İsrail bu şekilde varolduğu sürece bu tehditler, kan, gözyaşı, terör hep var olacak. Bu ülkeler artık; İsrail’in bölgedeki varlığının kendi çıkarları, güvenlik planları, dünya barışına hizmet etmediğini görmek zorundalar. Her geçen gün de bu durum daha vahim ve içinden çıkılması zor bir hal almaktadır. Eğer İsrail halkına acıyorlarsa ve İslâm halkları ile barışmak istiyorlarsa daha büyük bir trajedi yaşanmadan ellerini çabuk tutmak zorundalar.
Selam ve dua ile.
Not: Soruyorlar, darbelere karşı ne yapabiliriz diye. Hemen bir STK platformu oluşturun. Ortak basın açıklaması yapın. Tüm media kuruluşlarını, radyo, tv, gazete, dergi, internet portalını ziyaret edin.
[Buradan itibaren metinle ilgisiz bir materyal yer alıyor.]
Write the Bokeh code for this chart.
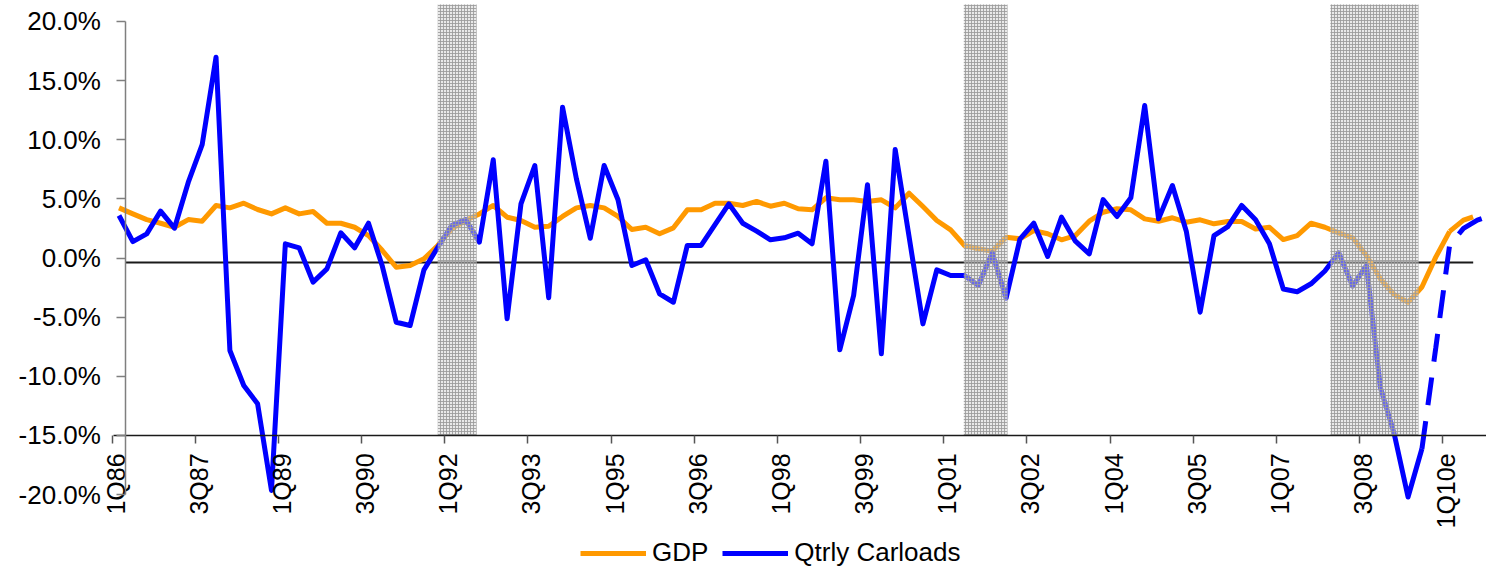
import math
from bokeh.plotting import figure
from bokeh.models import (Range1d, FixedTicker, PrintfTickFormatter, CustomJSTickFormatter,
                          LinearAxis, Legend, LegendItem)
from bokeh.embed import file_html
from bokeh.resources import INLINE

# ---------------- data ----------------
quarters = [f"{q}Q{str(y)[2:]}" for y in range(1986, 2011) for q in range(1, 5)]  # 1Q86 .. 4Q10

gdp_actual = [
    4.24, 3.73, 3.25, 2.94, 2.60, 3.25, 3.11, 4.44, 4.24, 4.63,
    4.10, 3.73, 4.24, 3.73, 3.93, 2.94, 2.94, 2.60, 1.90, 0.63,
    -0.78, -0.63, -0.07, 1.06, 2.47, 3.17, 3.73, 4.44, 3.45, 3.17,
    2.60, 2.69, 3.51, 4.24, 4.44, 4.24, 3.51, 2.41, 2.60, 2.05,
    2.55, 4.07, 4.07, 4.63, 4.63, 4.44, 4.78, 4.38, 4.63, 4.16,
    4.07, 5.09, 4.92, 4.92, 4.78, 4.92, 4.24, 5.48, 4.35, 3.17,
    2.38, 1.06, 0.78, 0.58, 1.76, 1.62, 2.32, 2.05, 1.54, 1.90,
    3.11, 3.87, 4.16, 4.07, 3.31, 3.11, 3.40, 3.03, 3.23, 2.89,
    3.09, 3.09, 2.45, 2.60, 1.56, 1.90, 2.94, 2.60, 2.13, 1.71,
    0.21, -1.76, -3.10, -3.74, -2.45, 0.07, 2.25,
]                                        # 1Q86 .. 1Q10
gdp_estimate = [2.25, 3.20, 3.60, 3.80]  # 1Q10 .. 4Q10 (estimate)

carloads_actual = [
    3.59, 1.39, 2.04, 3.96, 2.52, 6.41, 9.59, 16.98, -7.82, -10.78,
    -12.33, -19.65, 1.20, 0.86, -2.04, -0.92, 2.13, 0.86, 2.94, -0.70,
    -5.43, -5.71, -1.00, 0.91, 2.75, 3.25, 1.34, 8.30, -5.14, 4.58,
    7.82, -3.36, 12.75, 6.69, 1.67, 7.82, 4.92, -0.63, -0.15, -3.03,
    -3.74, 1.06, 1.06, 2.83, 4.58, 2.94, 2.27, 1.54, 1.71, 2.10,
    1.20, 8.18, -7.76, -3.17, 6.19, -8.10, 9.17, 1.80, -5.57, -1.00,
    -1.48, -1.48, -2.32, 0.44, -3.40, 1.60, 2.94, 0.13, 3.45, 1.42,
    0.35, 4.94, 3.51, 5.09, 12.89, 3.31, 6.13, 2.27, -4.58, 1.90,
    2.66, 4.44, 3.23, 1.20, -2.62, -2.85, -2.18, -1.10, 0.44, -2.38,
    -0.63, -10.92, -14.86, -20.20, -16.13,
]                                                      # 1Q86 .. 3Q09
carloads_estimate = [-16.13, -7.60, 1.10, 2.50, 3.20, 3.60]  # 3Q09 .. 4Q10 (estimate)

tick_labels = ["1Q86", "3Q87", "1Q89", "3Q90", "1Q92", "3Q93", "1Q95", "3Q96", "1Q98",
               "3Q99", "1Q01", "3Q02", "1Q04", "3Q05", "1Q07", "3Q08", "1Q10e"]
tick_step = 6  # quarters between labels

recession_start = [23.0, 60.95, 87.4]   # in quarter index units
recession_end = [25.8, 64.1, 93.75]
shade_top, shade_bottom = 21.43, -15.0

ref_level = -0.37          # horizontal reference line (%)
ref_from, ref_to = 0.5, 97.7

y_ticks = [-20, -15, -10, -5, 0, 5, 10, 15, 20]

# ---------------- figure ----------------
FONT = "Liberation Sans"
n_g = len(gdp_actual)
n_c = len(carloads_actual)
X0, X1 = -8.55, 98.66

p = figure(width=1486, height=568, output_backend="svg", toolbar_location=None,
           x_range=Range1d(X0, X1), y_range=Range1d(-26.25, 21.77),
           min_border_left=0, min_border_right=0, min_border_top=0, min_border_bottom=0,
           title=None, background_fill_color="white", border_fill_color="white")
p.outline_line_color = None
p.xgrid.visible = False
p.ygrid.visible = False

# reference line
p.line([ref_from, ref_to], [ref_level, ref_level], line_color="#1a1a1a", line_width=2)

# series
BLUE = "#0000FF"
ORANGE = "#FF9900"
LW = 5
g_solid = p.line(list(range(n_g)), gdp_actual, line_color=ORANGE, line_width=LW, line_join="round")
p.line(list(range(n_g - 1, n_g - 1 + len(gdp_estimate))), gdp_estimate, line_color=ORANGE,
       line_width=LW, line_dash="28 16")
c_solid = p.line(list(range(n_c)), carloads_actual, line_color=BLUE, line_width=LW, line_join="round")
p.line(list(range(n_c - 1, n_c - 1 + len(carloads_estimate))), carloads_estimate, line_color=BLUE,
       line_width=LW, line_dash="28 16")

# recession shading drawn over the lines (mesh pattern)
p.quad(left=recession_start, right=recession_end, bottom=shade_bottom, top=shade_top,
       fill_color="#d4d4d4", fill_alpha=0.5, line_color=None,
       hatch_pattern="+", hatch_scale=3, hatch_color="#9a9a9a", hatch_weight=1, hatch_alpha=0.85)

# y axis at a fixed x position
ya = p.yaxis[0]
ya.fixed_location = 0.5
ya.bounds = (-20, 20)
ya.ticker = FixedTicker(ticks=y_ticks)
ya.formatter = PrintfTickFormatter(format="%.1f%%")
ya.major_tick_out = 9
ya.major_tick_in = 0
ya.minor_tick_out = 0
ya.minor_tick_in = 0
ya.axis_line_color = "#7f7f7f"
ya.axis_line_width = 1.5
ya.major_tick_line_color = "#7f7f7f"
ya.major_tick_line_width = 1.5
ya.major_label_standoff = 16
ya.major_label_text_font = FONT
ya.major_label_text_font_size = "26px"
ya.major_label_text_color = "black"

# x axis (ticks only) at -15%
xa = p.xaxis[0]
xa.fixed_location = -15
xa.bounds = (-0.42, X1)
xa.ticker = FixedTicker(ticks=[k * tick_step - 0.5 for k in range(len(tick_labels))])
xa.formatter = CustomJSTickFormatter(code="return '';")
xa.major_tick_out = 8
xa.major_tick_in = 0
xa.minor_tick_out = 0
xa.minor_tick_in = 0
xa.axis_line_color = "#1a1a1a"
xa.axis_line_width = 1.5
xa.major_tick_line_color = "#555555"
xa.major_tick_line_width = 1.5

# x labels (vertical, reading upwards) centred on quarters
xl = LinearAxis(fixed_location=-15,
                ticker=FixedTicker(ticks=[k * tick_step - 0.25 for k in range(len(tick_labels))]),
                formatter=CustomJSTickFormatter(args=dict(names=tick_labels, step=tick_step), code="""
                    const k = Math.round((tick + 0.25) / step);
                    return (k >= 0 && k < names.length) ? names[k] : '';
                """))
xl.axis_line_color = None
xl.major_tick_line_color = None
xl.minor_tick_line_color = None
xl.major_tick_out = 0
xl.major_label_standoff = 18
xl.major_label_orientation = math.pi / 2
xl.major_label_text_font = FONT
xl.major_label_text_font_size = "25px"
xl.major_label_text_color = "black"
p.add_layout(xl, "below")

legend = Legend(items=[LegendItem(label="GDP", renderers=[g_solid]),
                       LegendItem(label="Qtrly Carloads", renderers=[c_solid])],
                location=(580, 0), orientation="horizontal",
                glyph_width=66, glyph_height=28, label_height=28, label_standoff=6, spacing=14,
                padding=0, margin=0, border_line_color=None, background_fill_alpha=0,
                label_text_font=FONT, label_text_font_size="26px", label_text_color="black")
p.add_layout(legend)

open("out.html", "w").write(file_html(p, INLINE))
Sergi, söyleşi, konferans, panel, radyo-tv programı, makale, dizi yazı hazırlayın. Darbecilerin adını taşıyan okul, cadde önünde basın açıklaması yapın. Tabelanın üzerine siyah örtü örtün. Suçu ve suçluyu övdükleri için o adı verenler hakkında savcılığa başvurun. O adın değiştirilmesi için valiliğe, belediyeye, bakanlığa dilekçe yazın. Kapalı salon, yürüyüş, açık hava toplantıları yapın. Yapacak o kadar çok şey var ki! Bir ucundan başlayın. Hemen şimdi. Bir hafta zamanınız var.